§ **The task**
From the records below, please print only the lines from the one containing "Write a Python" through the one containing "from matplotlib.patches import", both included. Skip the pictures.

§ **Records for this task**
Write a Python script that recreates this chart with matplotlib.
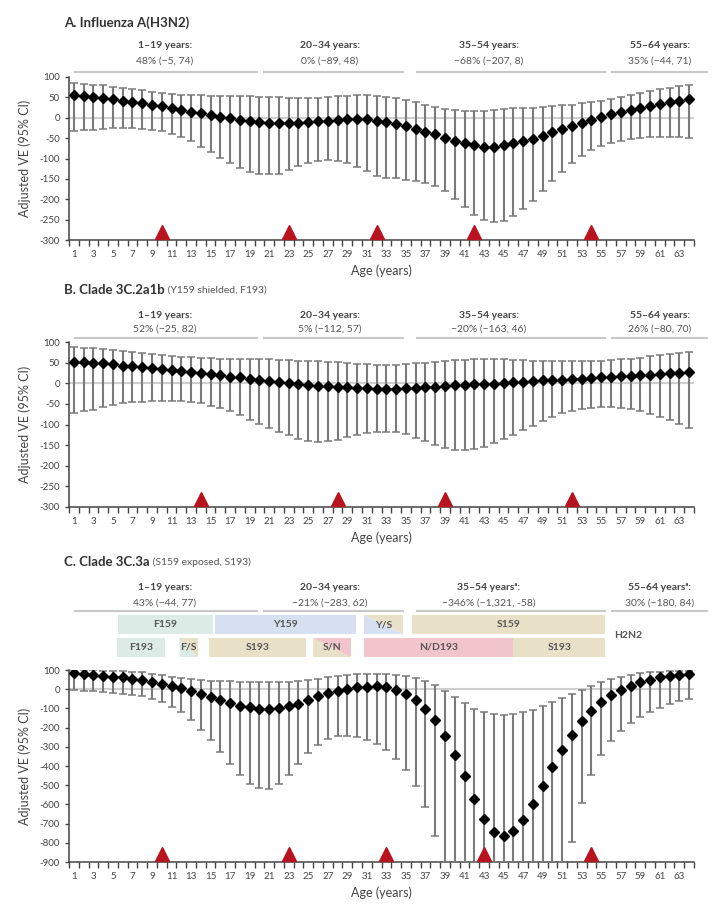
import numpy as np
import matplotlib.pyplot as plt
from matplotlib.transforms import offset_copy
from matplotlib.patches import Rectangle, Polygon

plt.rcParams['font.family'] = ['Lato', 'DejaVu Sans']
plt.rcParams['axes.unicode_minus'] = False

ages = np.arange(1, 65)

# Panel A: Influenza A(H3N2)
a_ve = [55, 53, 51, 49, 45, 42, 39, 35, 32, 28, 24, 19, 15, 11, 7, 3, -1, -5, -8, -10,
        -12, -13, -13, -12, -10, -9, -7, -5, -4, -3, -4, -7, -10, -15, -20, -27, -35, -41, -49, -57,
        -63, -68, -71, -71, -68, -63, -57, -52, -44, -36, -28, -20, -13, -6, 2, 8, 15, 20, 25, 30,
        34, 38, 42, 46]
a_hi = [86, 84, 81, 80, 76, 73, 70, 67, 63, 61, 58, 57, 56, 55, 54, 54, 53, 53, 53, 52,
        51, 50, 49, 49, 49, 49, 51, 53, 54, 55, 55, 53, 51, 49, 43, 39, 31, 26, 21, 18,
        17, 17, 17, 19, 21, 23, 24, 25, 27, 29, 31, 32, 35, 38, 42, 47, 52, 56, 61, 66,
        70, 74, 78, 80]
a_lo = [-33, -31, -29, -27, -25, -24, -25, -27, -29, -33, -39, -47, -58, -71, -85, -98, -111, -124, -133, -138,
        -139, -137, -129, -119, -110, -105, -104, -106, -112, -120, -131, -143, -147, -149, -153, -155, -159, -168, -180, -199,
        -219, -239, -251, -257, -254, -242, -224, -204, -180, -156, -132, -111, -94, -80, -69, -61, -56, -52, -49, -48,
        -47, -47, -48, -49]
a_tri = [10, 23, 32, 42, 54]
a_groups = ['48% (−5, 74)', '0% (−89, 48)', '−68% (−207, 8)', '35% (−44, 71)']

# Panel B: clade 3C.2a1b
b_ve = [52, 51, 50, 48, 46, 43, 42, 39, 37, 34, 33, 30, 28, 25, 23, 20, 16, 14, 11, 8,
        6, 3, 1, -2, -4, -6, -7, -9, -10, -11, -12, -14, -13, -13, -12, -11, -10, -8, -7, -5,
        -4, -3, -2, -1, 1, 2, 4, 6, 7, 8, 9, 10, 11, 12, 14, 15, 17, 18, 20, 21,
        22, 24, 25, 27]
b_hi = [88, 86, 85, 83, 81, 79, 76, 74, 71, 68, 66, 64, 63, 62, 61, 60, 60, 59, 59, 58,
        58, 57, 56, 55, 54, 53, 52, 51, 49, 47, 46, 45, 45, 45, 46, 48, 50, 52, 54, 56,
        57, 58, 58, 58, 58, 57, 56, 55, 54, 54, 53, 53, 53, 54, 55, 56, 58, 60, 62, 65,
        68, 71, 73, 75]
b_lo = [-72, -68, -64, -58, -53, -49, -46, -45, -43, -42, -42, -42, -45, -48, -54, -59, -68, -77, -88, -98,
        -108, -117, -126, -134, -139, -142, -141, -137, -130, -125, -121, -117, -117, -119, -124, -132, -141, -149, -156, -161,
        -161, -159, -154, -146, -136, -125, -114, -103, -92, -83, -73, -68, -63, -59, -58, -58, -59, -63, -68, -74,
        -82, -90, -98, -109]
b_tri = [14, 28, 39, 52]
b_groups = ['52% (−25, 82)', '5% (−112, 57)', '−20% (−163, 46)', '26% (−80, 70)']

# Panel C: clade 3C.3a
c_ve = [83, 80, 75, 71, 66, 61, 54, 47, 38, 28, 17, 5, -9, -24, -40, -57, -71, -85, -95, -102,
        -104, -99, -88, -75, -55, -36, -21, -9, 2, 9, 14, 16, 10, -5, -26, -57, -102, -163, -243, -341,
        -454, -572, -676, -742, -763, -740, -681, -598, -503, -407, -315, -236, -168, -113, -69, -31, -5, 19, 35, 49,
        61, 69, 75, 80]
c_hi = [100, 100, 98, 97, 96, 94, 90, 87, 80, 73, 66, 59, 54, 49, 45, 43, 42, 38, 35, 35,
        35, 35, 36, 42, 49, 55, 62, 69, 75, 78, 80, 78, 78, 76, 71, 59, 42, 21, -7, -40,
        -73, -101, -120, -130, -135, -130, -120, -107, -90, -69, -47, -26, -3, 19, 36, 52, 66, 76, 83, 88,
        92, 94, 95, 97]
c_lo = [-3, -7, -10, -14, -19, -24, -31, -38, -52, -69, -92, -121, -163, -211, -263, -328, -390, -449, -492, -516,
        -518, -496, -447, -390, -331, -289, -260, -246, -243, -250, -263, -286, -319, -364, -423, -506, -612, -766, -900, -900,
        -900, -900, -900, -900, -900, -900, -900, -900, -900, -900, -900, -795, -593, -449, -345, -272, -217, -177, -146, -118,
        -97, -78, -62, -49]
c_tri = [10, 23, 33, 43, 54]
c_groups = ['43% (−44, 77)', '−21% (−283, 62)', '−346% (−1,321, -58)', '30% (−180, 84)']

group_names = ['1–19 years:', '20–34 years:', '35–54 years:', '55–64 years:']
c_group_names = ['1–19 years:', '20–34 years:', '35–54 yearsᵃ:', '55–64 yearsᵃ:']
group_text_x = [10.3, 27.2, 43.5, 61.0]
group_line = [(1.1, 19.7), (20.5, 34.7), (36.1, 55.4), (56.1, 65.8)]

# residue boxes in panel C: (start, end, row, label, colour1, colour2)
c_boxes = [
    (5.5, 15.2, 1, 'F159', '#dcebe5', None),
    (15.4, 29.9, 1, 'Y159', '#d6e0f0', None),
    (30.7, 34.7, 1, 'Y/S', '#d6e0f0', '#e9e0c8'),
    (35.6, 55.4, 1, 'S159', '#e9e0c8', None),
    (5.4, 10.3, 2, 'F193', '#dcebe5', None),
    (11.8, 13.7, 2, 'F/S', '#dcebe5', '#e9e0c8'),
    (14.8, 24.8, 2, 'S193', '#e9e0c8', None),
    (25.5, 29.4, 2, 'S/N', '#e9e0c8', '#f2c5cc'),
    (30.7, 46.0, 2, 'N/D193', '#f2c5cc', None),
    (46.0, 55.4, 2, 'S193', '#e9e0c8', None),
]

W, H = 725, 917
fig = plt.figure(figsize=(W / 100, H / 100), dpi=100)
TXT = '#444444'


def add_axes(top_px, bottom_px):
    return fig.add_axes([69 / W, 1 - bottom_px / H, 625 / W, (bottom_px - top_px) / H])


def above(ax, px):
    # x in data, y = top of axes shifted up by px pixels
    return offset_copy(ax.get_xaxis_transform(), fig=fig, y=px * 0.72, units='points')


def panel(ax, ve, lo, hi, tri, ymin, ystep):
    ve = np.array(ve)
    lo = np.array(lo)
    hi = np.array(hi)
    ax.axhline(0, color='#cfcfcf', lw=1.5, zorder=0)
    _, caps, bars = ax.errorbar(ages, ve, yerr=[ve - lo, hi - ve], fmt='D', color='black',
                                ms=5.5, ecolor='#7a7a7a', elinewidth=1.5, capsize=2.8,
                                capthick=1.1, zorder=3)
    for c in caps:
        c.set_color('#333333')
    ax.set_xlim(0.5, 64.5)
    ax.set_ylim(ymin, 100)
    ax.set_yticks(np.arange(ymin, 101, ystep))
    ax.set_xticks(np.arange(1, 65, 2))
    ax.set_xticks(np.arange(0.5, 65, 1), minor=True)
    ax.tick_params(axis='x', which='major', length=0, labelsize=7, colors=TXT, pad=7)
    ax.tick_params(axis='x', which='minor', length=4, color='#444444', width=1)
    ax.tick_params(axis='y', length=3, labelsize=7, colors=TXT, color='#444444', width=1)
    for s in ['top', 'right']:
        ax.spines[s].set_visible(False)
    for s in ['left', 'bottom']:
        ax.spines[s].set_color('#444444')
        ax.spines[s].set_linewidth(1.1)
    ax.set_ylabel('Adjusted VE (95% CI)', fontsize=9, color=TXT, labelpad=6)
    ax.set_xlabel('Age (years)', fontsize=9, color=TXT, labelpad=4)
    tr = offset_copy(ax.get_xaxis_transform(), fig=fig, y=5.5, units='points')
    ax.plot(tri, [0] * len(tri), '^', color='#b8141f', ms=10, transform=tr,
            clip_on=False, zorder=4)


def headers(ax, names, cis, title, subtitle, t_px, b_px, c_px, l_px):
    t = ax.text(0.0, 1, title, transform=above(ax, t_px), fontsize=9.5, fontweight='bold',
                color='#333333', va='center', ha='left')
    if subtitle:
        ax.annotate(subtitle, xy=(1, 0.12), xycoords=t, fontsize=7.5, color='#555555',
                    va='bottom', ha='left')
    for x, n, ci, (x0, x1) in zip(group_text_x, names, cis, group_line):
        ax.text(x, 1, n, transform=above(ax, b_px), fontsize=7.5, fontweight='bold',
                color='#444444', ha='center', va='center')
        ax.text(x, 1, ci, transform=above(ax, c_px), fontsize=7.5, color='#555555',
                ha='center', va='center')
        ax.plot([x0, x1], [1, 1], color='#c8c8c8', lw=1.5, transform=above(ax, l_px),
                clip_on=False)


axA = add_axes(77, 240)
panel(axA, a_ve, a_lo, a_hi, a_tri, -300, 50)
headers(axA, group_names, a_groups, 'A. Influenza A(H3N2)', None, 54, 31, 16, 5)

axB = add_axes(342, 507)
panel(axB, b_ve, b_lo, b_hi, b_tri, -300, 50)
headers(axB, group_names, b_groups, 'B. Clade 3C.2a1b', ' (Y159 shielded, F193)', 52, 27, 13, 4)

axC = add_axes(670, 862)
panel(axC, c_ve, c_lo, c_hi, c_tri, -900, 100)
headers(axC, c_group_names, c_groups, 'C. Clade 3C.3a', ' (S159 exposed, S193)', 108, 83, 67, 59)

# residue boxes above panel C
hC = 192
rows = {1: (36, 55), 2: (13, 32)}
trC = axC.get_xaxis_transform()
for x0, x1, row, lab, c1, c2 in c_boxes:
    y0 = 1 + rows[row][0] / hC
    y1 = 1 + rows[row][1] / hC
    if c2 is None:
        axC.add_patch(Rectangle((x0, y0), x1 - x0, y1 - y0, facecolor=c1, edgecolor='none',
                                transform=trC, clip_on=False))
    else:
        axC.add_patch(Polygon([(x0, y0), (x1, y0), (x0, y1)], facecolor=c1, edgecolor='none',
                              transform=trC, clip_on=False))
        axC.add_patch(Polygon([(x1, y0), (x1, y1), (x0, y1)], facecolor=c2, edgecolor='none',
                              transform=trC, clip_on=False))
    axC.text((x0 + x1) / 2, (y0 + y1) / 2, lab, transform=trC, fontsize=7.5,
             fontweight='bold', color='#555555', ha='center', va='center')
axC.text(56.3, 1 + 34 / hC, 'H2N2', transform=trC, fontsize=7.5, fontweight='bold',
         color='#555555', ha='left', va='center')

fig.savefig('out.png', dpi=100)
--
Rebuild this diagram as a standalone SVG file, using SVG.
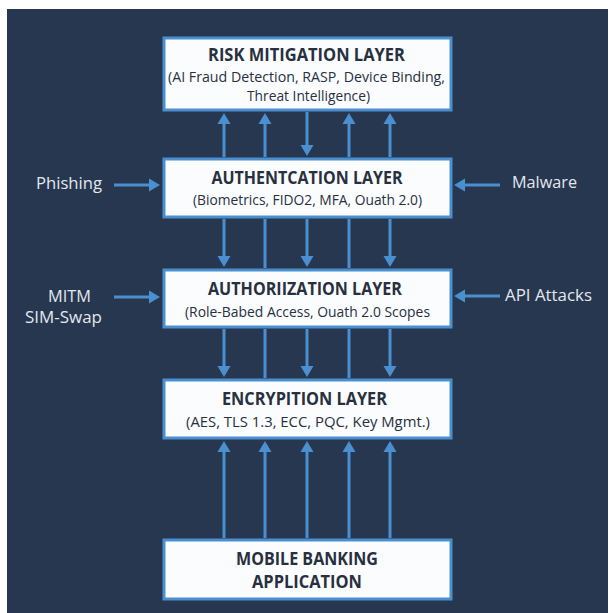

§ **Finished answer**
Write a Python script that recreates this chart with matplotlib.
import numpy as np
import matplotlib.pyplot as plt
from matplotlib.transforms import offset_copy
from matplotlib.patches import Rectangle, Polygon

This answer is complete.